Members of the Melbourne node, Dr Wendy Lee, Dr Lukas Wesemann and PhD student Shaban Sulejman attended the official launch of the ARC Centre of Excellence for Transformative Meta-Optical Systems (TMOS) at ANU on the 28th September. The launch was attended by Australian Research Council Chief Executive Officer Ms Judith Zielke, ANU Vice Chancellor Prof. Brian Schmidt in attendance and ANU Chancellor Julie Bishop in attendance.

TMOS seeking new PhD students for 2023 commencement

The Australian Research Council Centre of Excellence for Transformative Meta-optical Systems (TMOS) is currently seeking expressions of interest from prospective PhD students. More information here. Applications can be submitted through the EOI form or directly to supervisors. For students interested in studies at Melbourne under the supervision of Professor Ken Crozier and/or Professor Ann Roberts, a list of projects can be found here. Note that international students need to submit applications to the University of Melbourne before the 30 September to be considered in the first round for 2023 so prospective supervisors need to be contacted well before then.

New research reveals colour flip

A new paper led by PhD student Niken Priscilla reveals an intriguing device which exhibits a different colour variation when observed from either side. Unlike previous research the structure involves four simple nanoscale thickness layers of silica, silver and chromium. The research has been published in Advanced Photonics Research – link here.

Thin film device viewed from either side. Green light is transmitted independently of which surface is illuminated .

Alex Wood awarded Woodward Medal

Dr Alexander Wood is the recipient of the 2021 Woodward Medal in Science and Technology for his suite of publications in Nature Physics, Science Advances and Physical Review Letters concerning how physical rotation can be used as a tool for control and measurement of a quantum system. The Woodward Medal was established to reward outstanding and original scholarship. Congratulations, Alex!

New paper on polarisation-insensitive, scalable plasmonic colouration

Silicon mold (left) and resulting nanoimprinted structure (right).
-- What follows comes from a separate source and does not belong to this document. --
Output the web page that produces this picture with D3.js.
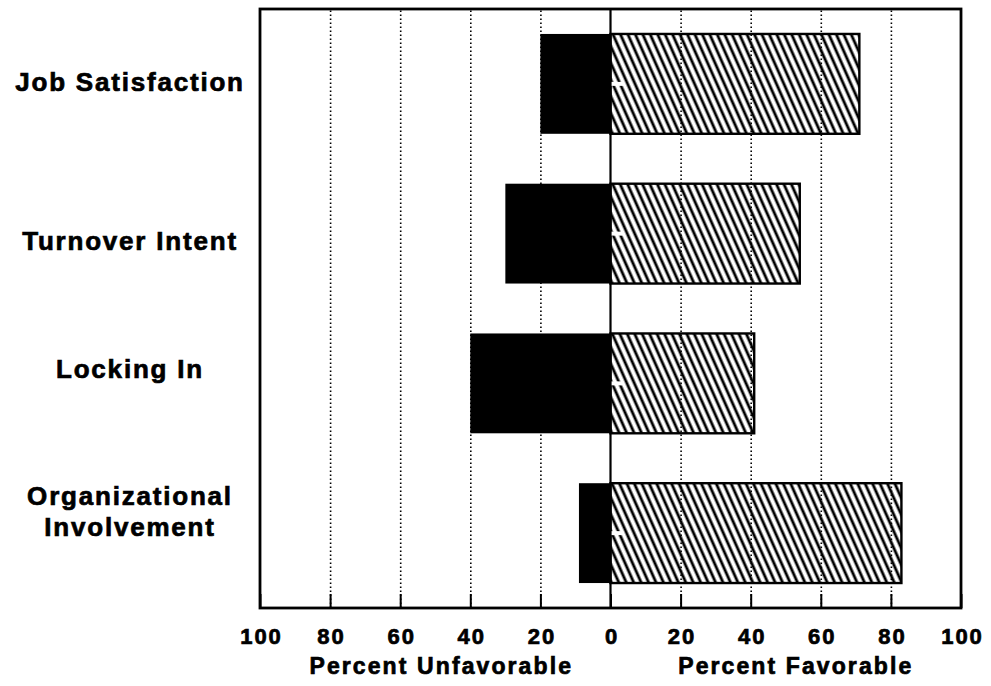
<!DOCTYPE html>
<html>
<head>
<meta charset="utf-8">
<script src="https://cdn.jsdelivr.net/npm/d3@7"></script>
<style>
	body { margin: 0; background: #fff; }
	text { font-family: "Liberation Sans", Arial, sans-serif; font-weight: bold; fill: #000; stroke: #000; stroke-width: 0.7px; }
	.grid line { stroke: #000; stroke-width: 1.6; stroke-dasharray: 1.6 2.4; }
	.grid path { display: none; }
</style>
</head>
<body>
<svg id="visualisation" width="991" height="686"></svg>
<script>

var categories = ["Job Satisfaction", "Turnover Intent", "Locking In", "Organizational Involvement"];
var unfavorable = [20, 30, 40, 9];
var favorable = [71, 54, 41, 83];
var tickValues = [-100, -80, -60, -40, -20, 0, 20, 40, 60, 80, 100];
var axisTitles = ["Percent Unfavorable", "Percent Favorable"];

initChart();

function initChart() {

	var svg = d3.select("#visualisation"),
		margins = { top: 9, right: 30, bottom: 78, left: 260 },
		width = 991,
		height = 686;

	var xRange = d3.scaleLinear().domain([-100, 100]).range([margins.left, width - margins.right]);
	var yRange = d3.scaleBand().domain(categories)
		.range([margins.top, height - margins.bottom])
		.paddingInner(1 / 3).paddingOuter(1 / 6);

	var defs = svg.append("defs");
	defs.append("pattern")
		.attr("id", "hatch")
		.attr("patternUnits", "userSpaceOnUse")
		.attr("width", 6.8)
		.attr("height", 10)
		.attr("patternTransform", "rotate(-24)")
		.append("line")
		.attr("x1", 2).attr("y1", 0)
		.attr("x2", 2).attr("y2", 10)
		.attr("stroke", "#000")
		.attr("stroke-width", 2.8);

	// dotted verticals
	svg.append("g")
		.attr("class", "grid")
		.attr("transform", "translate(0," + (height - margins.bottom) + ")")
		.call(d3.axisBottom(xRange)
			.tickValues(tickValues.filter(function (d) { return d != 0 && Math.abs(d) != 100; }))
			.tickSize(-(height - margins.bottom - margins.top))
			.tickFormat(""));

	var rows = categories.map(function (c, i) {
		return { cat: c, unfav: unfavorable[i], fav: favorable[i] };
	});

	svg.selectAll(".unfav")
		.data(rows)
		.enter().append("rect")
		.attr("class", "unfav")
		.attr("x", function (d) { return xRange(-d.unfav); })
		.attr("y", function (d) { return yRange(d.cat); })
		.attr("width", function (d) { return xRange(0) - xRange(-d.unfav); })
		.attr("height", yRange.bandwidth())
		.attr("fill", "#000");

	svg.selectAll(".fav")
		.data(rows)
		.enter().append("rect")
		.attr("class", "fav")
		.attr("x", xRange(0))
		.attr("y", function (d) { return yRange(d.cat); })
		.attr("width", function (d) { return xRange(d.fav) - xRange(0); })
		.attr("height", yRange.bandwidth())
		.attr("fill", "url(#hatch)")
		.attr("stroke", "#000")
		.attr("stroke-width", 2.4);

	// little notches at the zero line
	svg.selectAll(".notch")
		.data(rows)
		.enter().append("line")
		.attr("class", "notch")
		.attr("x1", xRange(0))
		.attr("x2", xRange(0) + 13)
		.attr("y1", function (d) { return yRange(d.cat) + yRange.bandwidth() / 2; })
		.attr("y2", function (d) { return yRange(d.cat) + yRange.bandwidth() / 2; })
		.attr("stroke", "#fff")
		.attr("stroke-width", 4);

	// zero line
	svg.append("line")
		.attr("x1", xRange(0)).attr("x2", xRange(0))
		.attr("y1", margins.top).attr("y2", height - margins.bottom)
		.attr("stroke", "#000")
		.attr("stroke-width", 2.2);

	// frame
	svg.append("rect")
		.attr("x", margins.left)
		.attr("y", margins.top)
		.attr("width", width - margins.right - margins.left)
		.attr("height", height - margins.bottom - margins.top)
		.attr("fill", "none")
		.attr("stroke", "#000")
		.attr("stroke-width", 2.8);

	// bottom axis, ticks pointing inward
	var xAxis = svg.append("g")
		.attr("transform", "translate(0," + (height - margins.bottom) + ")")
		.call(d3.axisBottom(xRange)
			.tickValues(tickValues)
			.tickSize(-14)
			.tickPadding(22)
			.tickFormat(function (d) { return Math.abs(d); }));
	xAxis.select(".domain").remove();
	xAxis.selectAll("line").attr("stroke", "#000").attr("stroke-width", 2);
	xAxis.selectAll("text")
		.attr("font-size", 22)
		.attr("dy", "0.71em")
		.style("letter-spacing", "2px")
		.attr("dx", 1)
		.attr("y", 20);

	svg.selectAll(".axis-title")
		.data(axisTitles)
		.enter().append("text")
		.attr("class", "axis-title")
		.attr("text-anchor", "middle")
		.attr("font-size", 23)
		.style("letter-spacing", "2.1px")
		.attr("x", function (d, i) { return i == 0 ? xRange(-50) + 6 : xRange(50) + 10; })
		.attr("y", 674)
		.text(function (d) { return d; });

	// category labels, hand placed a bit off the band centres like the original
	var nudge = [-2, 7, -15, -22];
	var labels = svg.selectAll(".cat")
		.data(rows)
		.enter().append("text")
		.attr("class", "cat")
		.attr("text-anchor", "middle")
		.attr("font-size", 26)
		.style("letter-spacing", "1.8px")
		.attr("x", 130)
		.attr("y", function (d, i) { return yRange(d.cat) + yRange.bandwidth() / 2 + nudge[i]; });

	labels.each(function (d) {
		var words = d.cat == "Organizational Involvement" ? ["Organizational", "Involvement"] : [d.cat];
		var t = d3.select(this);
		words.forEach(function (w, k) {
			t.append("tspan")
				.attr("x", 130)
				.attr("dy", k == 0 ? (0.36 - (words.length - 1) * 0.58) + "em" : "1.16em")
				.text(w);
		});
	});
}
</script>
</body>
</html>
Faris Shahidan has led new work appearing today in Optics Express. Using nanoimprint lithography we show that it is possible to generate vivid colouration without the requirement for polarised light. Embossed polymers are coated with a variety of metals permitting an investigation of the role of the choice of metal. This work opens up the prospects for applications in manufacturing and elsewhere. Link to paper (open access) here.
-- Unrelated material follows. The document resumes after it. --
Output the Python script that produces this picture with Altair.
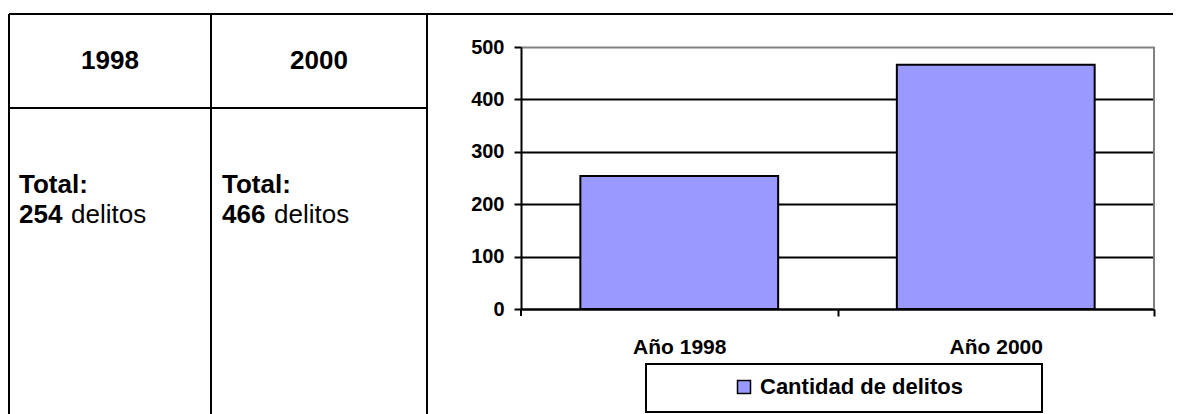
import altair as alt
import pandas as pd

# ---- data ----
categorias = ["Año 1998", "Año 2000"]
delitos = [254, 466]
serie = "Cantidad de delitos"
anios = ["1998", "2000"]
ticks_y = [0, 100, 200, 300, 400, 500]

df = pd.DataFrame({"categoria": categorias, "delitos": delitos, "serie": [serie] * len(categorias)})
tabla = pd.DataFrame({"anio": anios, "total": [str(v) for v in delitos], "rotulo": ["Total:"] * len(anios),
                      "unidad": ["delitos"] * len(anios)})

FONT = "Liberation Sans"
OX, OY = 521, 47  # page position of plot origin
W, H = 633, 262


def px(x):
    return x - OX


def py(y):
    return y - OY


# ---- bar chart ----
bars = alt.Chart(df).mark_bar(stroke="black", strokeWidth=2).encode(
    x=alt.X("categoria:N", sort=categorias, title=None,
            scale=alt.Scale(paddingInner=0.375, paddingOuter=0.1875),
            axis=alt.Axis(tickOffset=W / 4, labelOffset=-W / 4, labelAngle=0, labelFont=FONT,
                          labelFontSize=21, labelFontWeight="bold", labelColor="black", labelPadding=20,
                          tickSize=7, tickWidth=2, tickColor="black", domainColor="black",
                          domainWidth=2, grid=False)),
    y=alt.Y("delitos:Q", title=None, scale=alt.Scale(domain=[0, 500], nice=False),
            axis=alt.Axis(values=ticks_y, labelFont=FONT, labelFontSize=20, labelFontWeight="bold",
                          labelColor="black", labelPadding=10, tickSize=7, tickWidth=2,
                          tickColor="black", domainColor="black", domainWidth=2, grid=True,
                          gridColor={"condition": {"test": "datum.value === 500", "value": "#808080"},
                                     "value": "black"},
                          gridWidth=2)),
    color=alt.Color("serie:N", scale=alt.Scale(domain=[serie], range=["#9999FF"]),
                    legend=alt.Legend(title=None, orient="none", legendX=px(733), legendY=py(376),
                                      symbolType="square", symbolSize=169, symbolStrokeColor="black",
                                      symbolStrokeWidth=1.5, labelFont=FONT, labelFontSize=22,
                                      labelFontWeight="bold", labelColor="black", labelOffset=5,
                                      labelLimit=0, padding=0)),
)

one = pd.DataFrame({"a": [0]})

# first x tick (at the axis origin) and grey right border of the plot
first_tick = alt.Chart(one).mark_rule(color="black", strokeWidth=2).encode(
    x=alt.value(0), y=alt.value(H), y2=alt.value(H + 7))
right_border = alt.Chart(one).mark_rule(color="#808080", strokeWidth=2).encode(
    x=alt.value(W), y=alt.value(0), y2=alt.value(H))

legend_box = alt.Chart(one).mark_rect(fill="white", stroke="black", strokeWidth=2).encode(
    x=alt.value(px(646)), x2=alt.value(px(1042)), y=alt.value(py(364)), y2=alt.value(py(412)))


# ---- table frame ----
def hline(x1, x2, y):
    return alt.Chart(one).mark_rule(color="black", strokeWidth=2).encode(
        x=alt.value(px(x1)), x2=alt.value(px(x2)), y=alt.value(py(y)))


def vline(x, y1, y2):
    return alt.Chart(one).mark_rule(color="black", strokeWidth=2).encode(
        x=alt.value(px(x)), y=alt.value(py(y1)), y2=alt.value(py(y2)))


frame = [
    hline(9, 1173, 14),
    hline(9, 427, 108),
    vline(9, 14, 414),
    vline(211, 14, 414),
    vline(427, 14, 414),
]

col_center = [110, 319]
col_left = [19, 222]
unit_left = [71, 274]

texts = []
for i, a in enumerate(anios):
    base = alt.Chart(tabla).transform_filter(alt.datum.anio == a)
    texts.append(base.mark_text(font=FONT, fontSize=26, fontWeight="bold", align="center",
                                baseline="alphabetic", color="black").encode(
        text="anio:N", x=alt.value(px(col_center[i])), y=alt.value(py(69))))
    texts.append(base.mark_text(font=FONT, fontSize=26, fontWeight="bold", align="left",
                                baseline="alphabetic", color="black").encode(
        text="rotulo:N", x=alt.value(px(col_left[i])), y=alt.value(py(193))))
    texts.append(base.mark_text(font=FONT, fontSize=26, fontWeight="bold", align="left",
                                baseline="alphabetic", color="black").encode(
        text="total:N", x=alt.value(px(col_left[i])), y=alt.value(py(223))))
    texts.append(base.mark_text(font=FONT, fontSize=26, fontWeight="normal", align="left",
                                baseline="alphabetic", color="black").encode(
        text="unidad:N", x=alt.value(px(unit_left[i])), y=alt.value(py(223))))

chart = alt.layer(*frame, legend_box, right_border, first_tick, bars, *texts).properties(
    width=W, height=H,
    padding={"left": 513, "top": 39, "right": 19, "bottom": 105},
    autosize=alt.AutoSizeParams(type="none"),
).configure_view(stroke="#808080", strokeWidth=2).configure(background="white")

chart.save("out.html", embed_options={"renderer": "svg", "actions": False})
Congratulations to Dr Faris Shahidan

Congratulations to Dr Shahidan whose PhD was awarded on 31 August! From his citation his contributions to the field involved the investigation of novel approaches to generating nanostructured surface colouration. He showed that nanoimprint lithography can produce complex three-dimensional nanostructures over large areas and at scale critical to adoption of structural colour technologies. His work underpins new approaches for producing environmentally conscious colour films for consumer goods and next-generation security features.
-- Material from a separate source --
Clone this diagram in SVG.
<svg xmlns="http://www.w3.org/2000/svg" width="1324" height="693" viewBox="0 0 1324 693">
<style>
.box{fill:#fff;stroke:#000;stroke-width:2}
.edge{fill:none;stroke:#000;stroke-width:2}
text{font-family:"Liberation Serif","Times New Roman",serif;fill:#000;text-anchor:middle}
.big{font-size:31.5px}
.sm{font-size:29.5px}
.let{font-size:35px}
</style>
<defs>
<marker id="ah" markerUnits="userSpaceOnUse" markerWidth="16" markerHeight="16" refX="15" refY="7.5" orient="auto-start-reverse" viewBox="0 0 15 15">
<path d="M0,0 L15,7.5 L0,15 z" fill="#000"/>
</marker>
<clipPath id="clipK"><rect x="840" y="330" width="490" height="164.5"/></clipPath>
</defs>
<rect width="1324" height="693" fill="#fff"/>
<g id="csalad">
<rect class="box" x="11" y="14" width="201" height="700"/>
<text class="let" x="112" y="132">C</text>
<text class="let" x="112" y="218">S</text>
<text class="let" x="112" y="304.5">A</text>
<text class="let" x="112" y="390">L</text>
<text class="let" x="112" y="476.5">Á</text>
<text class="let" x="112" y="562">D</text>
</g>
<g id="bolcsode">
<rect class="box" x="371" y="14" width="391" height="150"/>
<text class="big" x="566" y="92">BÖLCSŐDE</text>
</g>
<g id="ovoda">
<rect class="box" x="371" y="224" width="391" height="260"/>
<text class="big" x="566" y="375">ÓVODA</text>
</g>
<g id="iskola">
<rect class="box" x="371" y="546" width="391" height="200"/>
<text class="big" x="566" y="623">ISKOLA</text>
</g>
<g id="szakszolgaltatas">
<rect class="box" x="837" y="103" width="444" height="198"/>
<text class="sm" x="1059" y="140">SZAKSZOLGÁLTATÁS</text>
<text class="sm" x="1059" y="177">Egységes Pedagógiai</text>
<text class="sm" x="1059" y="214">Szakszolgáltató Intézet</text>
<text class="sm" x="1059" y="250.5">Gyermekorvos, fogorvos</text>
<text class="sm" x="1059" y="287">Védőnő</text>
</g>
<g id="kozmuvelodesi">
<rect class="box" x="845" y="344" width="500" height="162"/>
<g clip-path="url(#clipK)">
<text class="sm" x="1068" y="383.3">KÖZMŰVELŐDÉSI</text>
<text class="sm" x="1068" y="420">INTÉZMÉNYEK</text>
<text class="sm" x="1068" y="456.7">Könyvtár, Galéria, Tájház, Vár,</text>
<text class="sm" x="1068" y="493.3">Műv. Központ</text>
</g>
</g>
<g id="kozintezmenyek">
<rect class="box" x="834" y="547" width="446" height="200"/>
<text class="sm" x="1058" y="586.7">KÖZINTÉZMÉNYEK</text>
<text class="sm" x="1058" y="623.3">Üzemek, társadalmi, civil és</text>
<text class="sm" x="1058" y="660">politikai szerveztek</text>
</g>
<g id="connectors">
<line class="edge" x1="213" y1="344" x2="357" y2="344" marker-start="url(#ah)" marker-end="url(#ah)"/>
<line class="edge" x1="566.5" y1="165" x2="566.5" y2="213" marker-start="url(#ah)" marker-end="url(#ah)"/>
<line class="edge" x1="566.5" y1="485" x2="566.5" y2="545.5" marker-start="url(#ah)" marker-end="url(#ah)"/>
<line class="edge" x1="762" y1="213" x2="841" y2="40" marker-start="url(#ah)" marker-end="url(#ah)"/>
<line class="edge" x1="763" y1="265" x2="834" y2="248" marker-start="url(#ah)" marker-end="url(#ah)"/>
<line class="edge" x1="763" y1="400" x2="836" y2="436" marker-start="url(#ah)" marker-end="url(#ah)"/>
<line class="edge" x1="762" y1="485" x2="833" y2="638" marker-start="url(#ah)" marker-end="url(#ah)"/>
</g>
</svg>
Dr Shahidan and Professor Roberts enjoying a remote catch-up!

TMOS seeking PhD and masters students

The ARC Centre of Excellence for Transformative Meta-Optical Systems is now seeking expressions of interest from suitably qualified candidates for MSc (coursework) and PhD positions. By harnessing the disruptive concept of meta-optics TMOS will develop the next generation of ultra-compact optical systems with fundamentally new and exciting capabilities.

If you are interested in joining the Melbourne node in 2022 as either a PhD or MSc student contact Professor Ken Crozier or Professor Ann Roberts.

Potential project details here. More information about TMOS here.

Actively variable-spectrum optoelectronics with black phosphorus

Nima Azar, Sivacarendran Balendhran and Ken Crozier are co-authors on a Nature paper with colleagues from the University of California at Berkeley and the Lawrence Berkeley National Lab. They made use of the extraordinary sensitivity of the bandgap of black phosphorous (bP) to strain to show the continuous and reversible tuning of the operating wavelengths in bP light-emitting diodes and photodetectors.